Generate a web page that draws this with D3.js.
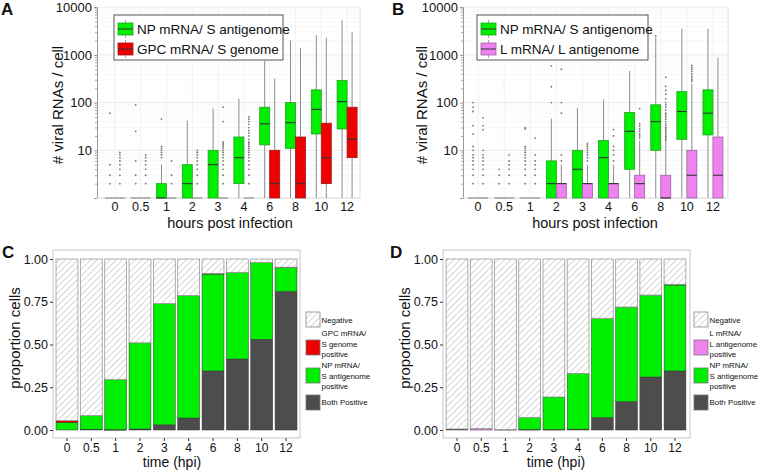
<!DOCTYPE html>
<html><head><meta charset="utf-8">
<script src="https://cdn.jsdelivr.net/npm/d3@7"></script>
<style>
body{margin:0;background:#fff}
svg{display:block}
text{font-family:'Liberation Sans',Arial,Helvetica,sans-serif;fill:#111}
</style>
</head><body>
<svg id="fig" width="760" height="473"></svg>
<script>
// ---------- data ----------
const cats = ["0","0.5","1","2","3","4","6","8","10","12"];
const yTicksLog = [10,100,1000,10000];
const yTicksProp = [0,0.25,0.5,0.75,1];

// Panel A: NP mRNA / S antigenome
const aNpQ1  = [1,1,1,1,1,2,13,11,22,28];
const aNpMed = [1,1,1,2,5,7,36,38,72,105];
const aNpQ3  = [1,1,2,5,10,19,80,100,185,290];
const aNpLo  = [1,1,1,1,1,1,1,1,1,1];
const aNpHi  = [1,1,5,42,75,120,750,2000,2600,5300];
const aNpOut = [[2,3,5,60],[2,3,6,25,90],[7,8,9,10,11,12,45],[],[],[],[],[],[],[]];
// Panel A: GPC mRNA / S genome
const aGpcQ1  = [1,1,1,1,1,1,1,1,2,7];
const aGpcMed = [1,1,1,1,1,1,2,2,7,17];
const aGpcQ3  = [1,1,1,1,1,1,10,19,37,80];
const aGpcLo  = [1,1,1,1,1,1,1,1,1,1];
const aGpcHi  = [1,1,1,1,1,1,320,1400,2300,3000];
const aGpcOut = [[2,3,4,5,6,7,8,9],[2,3,4,5,6,7,8],[2,3,6],[2,3,4,5,6,7,8,9,10],
  [2,3,4,5,6,7,8,9,10,11,12,13,14,15,40,80],
  [2,3,4,5,6,7,8,9,10,11,12,13,14,15,17,20,23,26,30,35,40,45,50],[],[],[],[]];

// Panel B: NP mRNA / S antigenome
const bNpQ1  = [1,1,1,1,1,1,4,10,17,21];
const bNpMed = [1,1,1,2,4,7,25,40,65,60];
const bNpQ3  = [1,1,1,6,10,16,62,90,170,185];
const bNpLo  = [1,1,1,1,1,1,1,1,1,1];
const bNpHi  = [1,1,1,46,78,117,460,2300,3550,3550];
const bNpOut = [[2,3,4,5,6,7,8,10,12,22,33,65,80,100],[2,3,4],[2,3,4,5,6,7,8,9,10,11,12,28,30],
  [100,215,590],[],[],[],[2500],[],[]];
// Panel B: L mRNA / L antigenome
const bLQ1  = [1,1,1,1,1,1,1,1,1,1];
const bLMed = [1,1,1,2,2,2,2,1,3,3];
const bLQ3  = [1,1,1,2,2,2,3,3,10,19];
const bLLo  = [1,1,1,1,1,1,1,1,1,1];
const bLHi  = [1,1,1,5,5,5,16,15,250,870];
const bLOut = [[2,3,4,5,6,7,8,10,27,33,48],[2,3,4,5,6,8],[2,3,4,5,6,8,18],[6,8,60,100,500],
  [6,7,8,9,10,11,12,13,14],[6,8,10,12,20,27],[18,20,22,25,28,32,36,75],
  [16,17,18,19,20,22,24,26,28,30,33,36,40,45,50,55,60,70,80,90,100,120,150,180,220,340],
  [280,300,330,360,400,450,500,550,600],[]];

// Panel C: proportions
const cBoth = [0,0.004,0.002,0.006,0.03,0.07,0.345,0.415,0.53,0.81];
const cNp   = [0.045,0.081,0.293,0.504,0.71,0.717,0.567,0.507,0.45,0.14];
const cGpc  = [0.01,0,0,0,0,0,0.004,0,0,0.002];
const cNeg  = [0.945,0.915,0.705,0.49,0.26,0.213,0.084,0.078,0.02,0.048];
// Panel D: proportions
const dBoth = [0.006,0,0.003,0.003,0.003,0.005,0.072,0.166,0.31,0.345];
const dNp   = [0,0,0,0.071,0.19,0.326,0.581,0.553,0.479,0.503];
const dL    = [0,0.008,0,0,0,0,0,0,0,0.004];
const dNeg  = [0.994,0.992,0.997,0.926,0.807,0.669,0.347,0.281,0.211,0.148];

const GREEN = "#00ee00", RED = "#ee0000", PINK = "#ee82ee", DARK = "#4d4d4d";

const svg = d3.select("#fig");
const defs = svg.append("defs");
const pat = defs.append("pattern").attr("id","hatch").attr("patternUnits","userSpaceOnUse")
  .attr("width",4.5).attr("height",4.5).attr("patternTransform","rotate(45)");
pat.append("rect").attr("width",4.5).attr("height",4.5).attr("fill","#fff");
pat.append("line").attr("x1",0).attr("y1",0).attr("x2",0).attr("y2",4.5)
  .attr("stroke","#8a8a8a").attr("stroke-width",0.7);

function series(q1,med,q3,lo,hi,out){
  return cats.map((c,i)=>({c,q1:q1[i],med:med[i],q3:q3[i],lo:lo[i],hi:hi[i],out:out[i]}));
}

// ---------- box plot panel ----------
function boxPanel(o){
  const g = svg.append("g");
  const x = d3.scaleBand().domain(cats).range(o.band);
  const y = d3.scaleLog().domain([1,10000]).range([198,7.2]);
  const minor = [];
  [1,10,100,1000].forEach(d=>{for(let k=2;k<10;k++) minor.push(d*k);});
  g.append("g").selectAll("line").data(minor).join("line")
    .attr("x1",o.axisX).attr("x2",o.right).attr("y1",d=>y(d)).attr("y2",d=>y(d))
    .attr("stroke","#f3f3f3").attr("stroke-width",0.6);
  g.append("g").selectAll("line").data(yTicksLog).join("line")
    .attr("x1",o.axisX).attr("x2",o.right).attr("y1",d=>y(d)).attr("y2",d=>y(d))
    .attr("stroke","#e6e6e6").attr("stroke-width",0.8);
  g.append("g").selectAll("line").data(cats).join("line")
    .attr("x1",d=>x(d)+x.bandwidth()/2).attr("x2",d=>x(d)+x.bandwidth()/2)
    .attr("y1",y(10000)).attr("y2",y(1)).attr("stroke","#eeeeee").attr("stroke-width",0.8);
  g.append("line").attr("x1",o.right).attr("x2",o.right).attr("y1",y(10000)).attr("y2",y(1))
    .attr("stroke","#e0e0e0");
  const ax = g.append("g").attr("transform",`translate(${o.axisX},0)`)
    .call(d3.axisLeft(y).tickValues(yTicksLog).tickFormat(d3.format("d")).tickSize(3).tickPadding(2));
  ax.select(".domain").attr("stroke","#999");
  ax.selectAll(".tick line").attr("stroke","#999");
  ax.selectAll("text").attr("font-size",13).attr("fill","#111").attr("font-family","'Liberation Sans',Arial,sans-serif");
  const axm = g.append("g").attr("transform",`translate(${o.axisX},0)`)
    .call(d3.axisLeft(y).tickValues(minor).tickFormat("").tickSize(2));
  axm.select(".domain").remove();
  axm.selectAll(".tick line").attr("stroke","#aaa");
  g.append("line").attr("x1",o.axisX).attr("x2",o.right).attr("y1",y(1)).attr("y2",y(1))
    .attr("stroke","#d6d6d6");
  g.append("g").selectAll("text").data(cats).join("text")
    .attr("x",d=>x(d)+x.bandwidth()/2).attr("y",211).attr("text-anchor","middle")
    .attr("font-size",12.5).text(d=>d);
  const bw = 10;
  o.series.forEach((s,si)=>{
    const off = si===0 ? -bw/2 : bw/2;
    const sg = g.append("g");
    s.data.forEach(d=>{
      const cx = x(d.c)+x.bandwidth()/2+off;
      sg.append("line").attr("x1",cx).attr("x2",cx).attr("y1",y(d.q3)).attr("y2",y(d.hi))
        .attr("stroke","#8c8c8c").attr("stroke-width",1);
      sg.append("line").attr("x1",cx).attr("x2",cx).attr("y1",y(d.q1)).attr("y2",y(d.lo))
        .attr("stroke","#8c8c8c").attr("stroke-width",1);
      sg.selectAll(null).data(d.out).join("circle")
        .attr("cx",cx).attr("cy",v=>y(v)).attr("r",0.9).attr("fill","#777");
      if(d.q3>d.q1){
        sg.append("rect").attr("x",cx-bw/2).attr("width",bw)
          .attr("y",y(d.q3)).attr("height",y(d.q1)-y(d.q3))
          .attr("fill",s.color).attr("stroke",s.stroke).attr("stroke-width",0.8);
      }
      sg.append("line").attr("x1",cx-bw/2).attr("x2",cx+bw/2).attr("y1",y(d.med)).attr("y2",y(d.med))
        .attr("stroke", d.q3>d.q1 ? "#333" : "#888").attr("stroke-width",1.1);
    });
  });
  const lg = g.append("g");
  lg.append("rect").attr("x",o.leg.x).attr("y",15).attr("width",o.leg.w).attr("height",45)
    .attr("fill","#fff").attr("stroke","#555").attr("stroke-width",1);
  o.series.forEach((s,i)=>{
    const ky = 23+i*20;
    lg.append("line").attr("x1",o.leg.x+11.5).attr("x2",o.leg.x+11.5).attr("y1",ky-3).attr("y2",ky+15)
      .attr("stroke","#aaa");
    lg.append("rect").attr("x",o.leg.x+4).attr("y",ky).attr("width",15).attr("height",12)
      .attr("fill",s.color).attr("stroke",s.stroke).attr("stroke-width",0.8);
    lg.append("line").attr("x1",o.leg.x+4).attr("x2",o.leg.x+19).attr("y1",ky+6).attr("y2",ky+6)
      .attr("stroke","#333");
    lg.append("text").attr("x",o.leg.x+23).attr("y",ky+11).attr("font-size",13.5).text(s.name);
  });
  g.append("text").attr("transform",`translate(${o.ytx},105) rotate(-90)`).attr("text-anchor","middle")
    .attr("font-size",15).text("# viral RNAs / cell");
  g.append("text").attr("x",o.xtx).attr("y",228).attr("text-anchor","middle").attr("font-size",14.5)
    .text("hours post infection");
  g.append("text").attr("x",o.letterX).attr("y",15).attr("font-size",17).attr("font-weight","bold")
    .text(o.letter);
}

boxPanel({axisX:97,right:360,band:[102,360],ytx:63,xtx:230,letter:"A",letterX:1,
  leg:{x:114,w:169},
  series:[
    {name:"NP mRNA/ S antigenome",color:GREEN,stroke:"#22a022",data:series(aNpQ1,aNpMed,aNpQ3,aNpLo,aNpHi,aNpOut)},
    {name:"GPC mRNA/ S genome",color:RED,stroke:"#a01818",data:series(aGpcQ1,aGpcMed,aGpcQ3,aGpcLo,aGpcHi,aGpcOut)}
  ]});
boxPanel({axisX:463,right:728,band:[465,726],ytx:427,xtx:595,letter:"B",letterX:392,
  leg:{x:477,w:171},
  series:[
    {name:"NP mRNA/ S antigenome",color:GREEN,stroke:"#22a022",data:series(bNpQ1,bNpMed,bNpQ3,bNpLo,bNpHi,bNpOut)},
    {name:"L mRNA/ L antigenome",color:PINK,stroke:"#a060a0",data:series(bLQ1,bLMed,bLQ3,bLLo,bLHi,bLOut)}
  ]});

// ---------- stacked proportion panel ----------
function stackPanel(o){
  const g = svg.append("g");
  const x = d3.scaleBand().domain(cats).range(o.band);
  const y = d3.scaleLinear().domain([0,1]).range([430,259]);
  g.append("rect").attr("x",o.frame[0]).attr("y",250).attr("width",o.frame[1]-o.frame[0]).attr("height",188)
    .attr("fill","#fff").attr("stroke","#c8c8c8").attr("stroke-width",1);
  const rows = cats.map((c,i)=>{const r={c}; o.keys.forEach(k=>r[k.key]=k.vals[i]); return r;});
  const stack = d3.stack().keys(o.keys.map(k=>k.key))(rows);
  const bw = x.step()*0.9;
  stack.forEach((layer,li)=>{
    const k = o.keys[li];
    g.append("g").selectAll("rect").data(layer.filter(d=>d[1]-d[0]>0)).join("rect")
      .attr("x",d=>x(d.data.c)+x.step()/2-bw/2).attr("width",bw)
      .attr("y",d=>y(d[1])).attr("height",d=>Math.max(0.6,y(d[0])-y(d[1])))
      .attr("fill",k.fill).attr("stroke",k.stroke).attr("stroke-width",k.sw);
  });
  const ax = g.append("g").attr("transform",`translate(${o.frame[0]},0)`)
    .call(d3.axisLeft(y).tickValues(yTicksProp).tickFormat(d3.format(".2f")).tickSize(3).tickPadding(2));
  ax.select(".domain").remove();
  ax.selectAll(".tick line").attr("stroke","#333");
  ax.selectAll("text").attr("font-size",12.5).attr("fill","#222").attr("font-family","'Liberation Sans',Arial,sans-serif");
  const bx = g.append("g").attr("transform","translate(0,438)")
    .call(d3.axisBottom(x).tickSize(3).tickPadding(2));
  bx.select(".domain").remove();
  bx.selectAll(".tick line").attr("stroke","#333");
  bx.selectAll("text").attr("font-size",12).attr("fill","#222").attr("font-family","'Liberation Sans',Arial,sans-serif");
  g.append("text").attr("transform",`translate(${o.ytx},338) rotate(-90)`).attr("text-anchor","middle")
    .attr("font-size",15).text("proportion cells");
  g.append("text").attr("x",o.xtx).attr("y",467).attr("text-anchor","middle").attr("font-size",14)
    .text("time (hpi)");
  g.append("text").attr("x",o.letterX).attr("y",258).attr("font-size",17).attr("font-weight","bold")
    .text(o.letter);
  // legend (top to bottom: reversed stack order)
  const lx = o.legX;
  const items = o.keys.slice().reverse();
  const ky = [312,340,368,395];
  const tb = [[323],[336,346.5,357],[368,378.5,389],[405]];
  items.forEach((k,i)=>{
    g.append("rect").attr("x",lx).attr("y",ky[i]).attr("width",14).attr("height",15)
      .attr("fill",k.fill).attr("stroke",k.key==="neg"?"#888":"#777").attr("stroke-width",0.8);
    k.label.forEach((t,j)=>{
      g.append("text").attr("x",lx+15.5).attr("y",tb[i][j])
        .attr("font-size",7.9).attr("fill","#222").text(t);
    });
  });
}

stackPanel({frame:[53,300],band:[54.8,298.2],ytx:20,xtx:172,letter:"C",letterX:2,legX:306,
  keys:[
    {key:"both",vals:cBoth,fill:DARK,stroke:"#333",sw:0.5,label:["Both Positive"]},
    {key:"np",vals:cNp,fill:GREEN,stroke:"#333",sw:0.5,label:["NP mRNA/","S antigenome","positive"]},
    {key:"gpc",vals:cGpc,fill:RED,stroke:"#333",sw:0.5,label:["GPC mRNA/","S genome","positive"]},
    {key:"neg",vals:cNeg,fill:"url(#hatch)",stroke:"#999",sw:0.8,label:["Negative"]}
  ]});
stackPanel({frame:[443,690],band:[444.9,687.1],ytx:410,xtx:556,letter:"D",letterX:390,legX:694,
  keys:[
    {key:"both",vals:dBoth,fill:DARK,stroke:"#333",sw:0.5,label:["Both Positive"]},
    {key:"np",vals:dNp,fill:GREEN,stroke:"#333",sw:0.5,label:["NP mRNA/","S antigenome","positive"]},
    {key:"l",vals:dL,fill:PINK,stroke:"#333",sw:0.5,label:["L mRNA/","L antigenome","positive"]},
    {key:"neg",vals:dNeg,fill:"url(#hatch)",stroke:"#999",sw:0.8,label:["Negative"]}
  ]});
</script>
</body></html>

========================================

INSTRUCTION ▸
Leave out the pictures, then repeat the listing above exactly from its first line to the line with "const yTicksProp = [0,0.25,0.5,0.75,1];", inclusive.

THE COMPLETED TASK ▸
Generate a web page that draws this with D3.js.
<!DOCTYPE html>
<html><head><meta charset="utf-8">
<script src="https://cdn.jsdelivr.net/npm/d3@7"></script>
<style>
body{margin:0;background:#fff}
svg{display:block}
text{font-family:'Liberation Sans',Arial,Helvetica,sans-serif;fill:#111}
</style>
</head><body>
<svg id="fig" width="760" height="473"></svg>
<script>
// ---------- data ----------
const cats = ["0","0.5","1","2","3","4","6","8","10","12"];
const yTicksLog = [10,100,1000,10000];
const yTicksProp = [0,0.25,0.5,0.75,1];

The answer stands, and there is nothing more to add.